Container Gardening
Seeds of Change

Container Gardening

Container Gardening 101

For those persons who like their gardens up close and personal, such as on their deck or patio, and for whom the thought of weeding is anathema - especially if you have to bend over - container gardening is the way to go. You can use large pots – square or round – or even plastic barrels. The larger the better, as they will retain moisture longer. Heavy duty plastic pots are easier to handle, also retain moisture better, and do not crack in the winter if they freeze when wet. Make sure you drill out the plastic drainage hole templates in the bottoms of your pots if not already done or you will drown your plants. You can put large pots on wheeled caddies so you can move them about as needed.

You can also get a variety of stationary, self-contained raised beds either made from coated, color-bond corrugated steel, or cedar wood beds on legs, usually in the 18”-24” wide x 2’-8’ long range. These containers stand 15” – 29” high, and some are “self-watering” which means they have a water reservoir and wick in the bottom (while this seems great, especially if you are away, I have found that in a rainy climate self-watering containers can unfortunately become water logged so I stay away from them.)

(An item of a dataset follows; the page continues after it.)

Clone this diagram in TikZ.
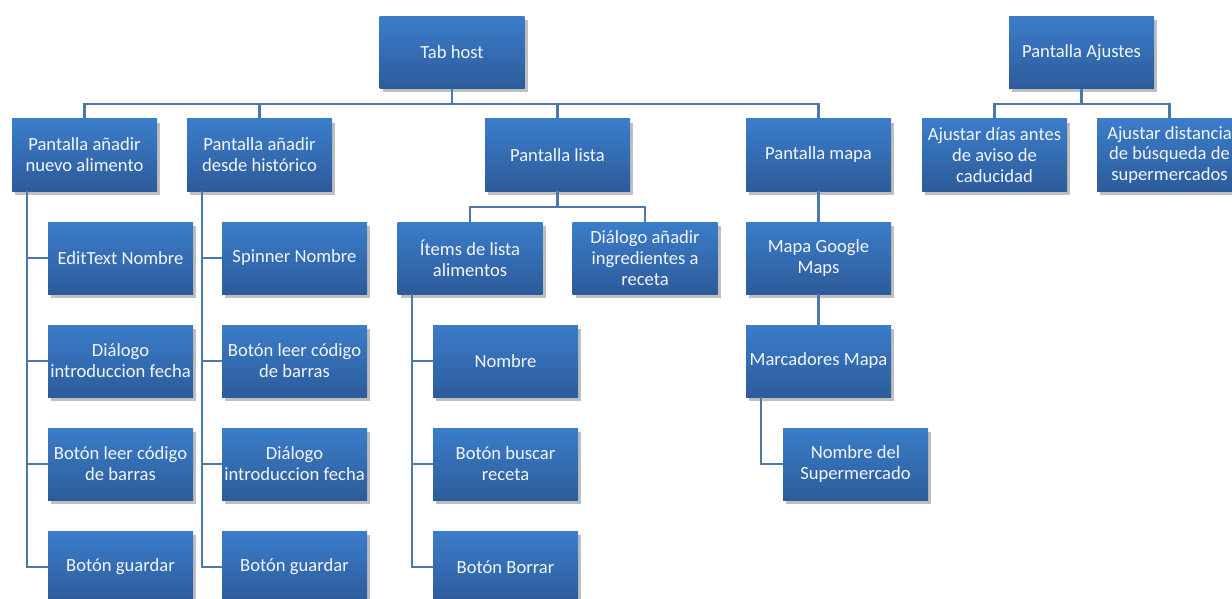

Your containers need to be filled with either Potting Soil or Container Mix, both of which are sterilized so they are weed-free. Potting soil actually has topsoil (actual dirt) in it along with a lot of organic matter (mostly peat moss.) It is generally nutrient rich and nutrient replenishable with liquid fertilizer, but in very large containers it can become too tightly packed which disrupts drainage. This leads to low aeration and poor root growth as containers generally do not sustain earthworms, Nature’s aerator. Container Mix, on the other hand, is light and fluffy, but has no real soil and is thus nutrient poor. It comes with fertilizer added, but unlike soil breaks down over time and needs to be replaced.

Gardeners Supply has a large selection of all sorts of pots, caddies, and self-contained raised beds. Potting Soil/Container Mix can be gotten at Lowes and Home Depot. Once you have purchased and filled your containers you are ready to decide what you want to plant!

The Kitchen Garden

The Kitchen Garden

You might consider the old tradition – and the convenience- of having a “kitchen garden.”

A Kitchen Garden is a small garden, near, of course the kitchen! And used to provide the immediate herbal seasonings that make all cooking yummy. (It was my German mother-in-law, Sigrid Benyei, who taught me to cook with herbs, as my own mother was more of a salt and pepper cook.)

Generally, herbs need a sunny spot, so strive to make your kitchen garden on the south or west side of the house if possible (east is also good, but north not-so-much.) Deer are generally not particularly fond of herbs, so this garden will not need varmint protection. In the photo we have made ours in Sunny South-side containers, as our kitchen is on the North side of the house. Here we have Fraises du Bois (woodland strawberries), sage, thyme, rosemary, oregano, and basil.

In your kitchen garden you can plant both annual and perennial herbs. Go-to perennials are chives which are sort of the onion without the bulb and are great in scrambled eggs; sage, which is super on chicken and pork; thyme (it comes in all sorts of varieties and has pretty, tiny, pink flowers) is also super on chicken, pea soup, and lots of other things; cilantro for all dishes Spanish; and perhaps some oregano for all things Italian. Lovage is also nice, but it gets really large and needs a lot of space. It has a celery-like flavor and looks like celery leaves. Mint – in either the peppermint or spearmint flavor - is also very nice for peas and ice tea. However, plant it in its own, very segregated patch, as it spreads by runners and will over-take everything! You can get most of these at Gilbertie's Herbs and Garden Center on Sylvan Rd, in Westport, CT.

Annual herbs that are particularly useful are parsley (curly or Italian) which is good in salads, a major part of tabbouleh, super on potatoes, and compliments most anything; sweet marjoram which is used in poultry dishes and soups; and rosemary (actually a tender perennial that you can winter inside), which is especially delicious on lamb, pork, and roasted potatoes. And don’t forget summer savory which is especially good on string beans, but also great in soups, stews, and lamb dishes.

All this stuff can be used fresh, or picked, hung up in a cool dark place and dried, and then stored in air-tight containers for winter use!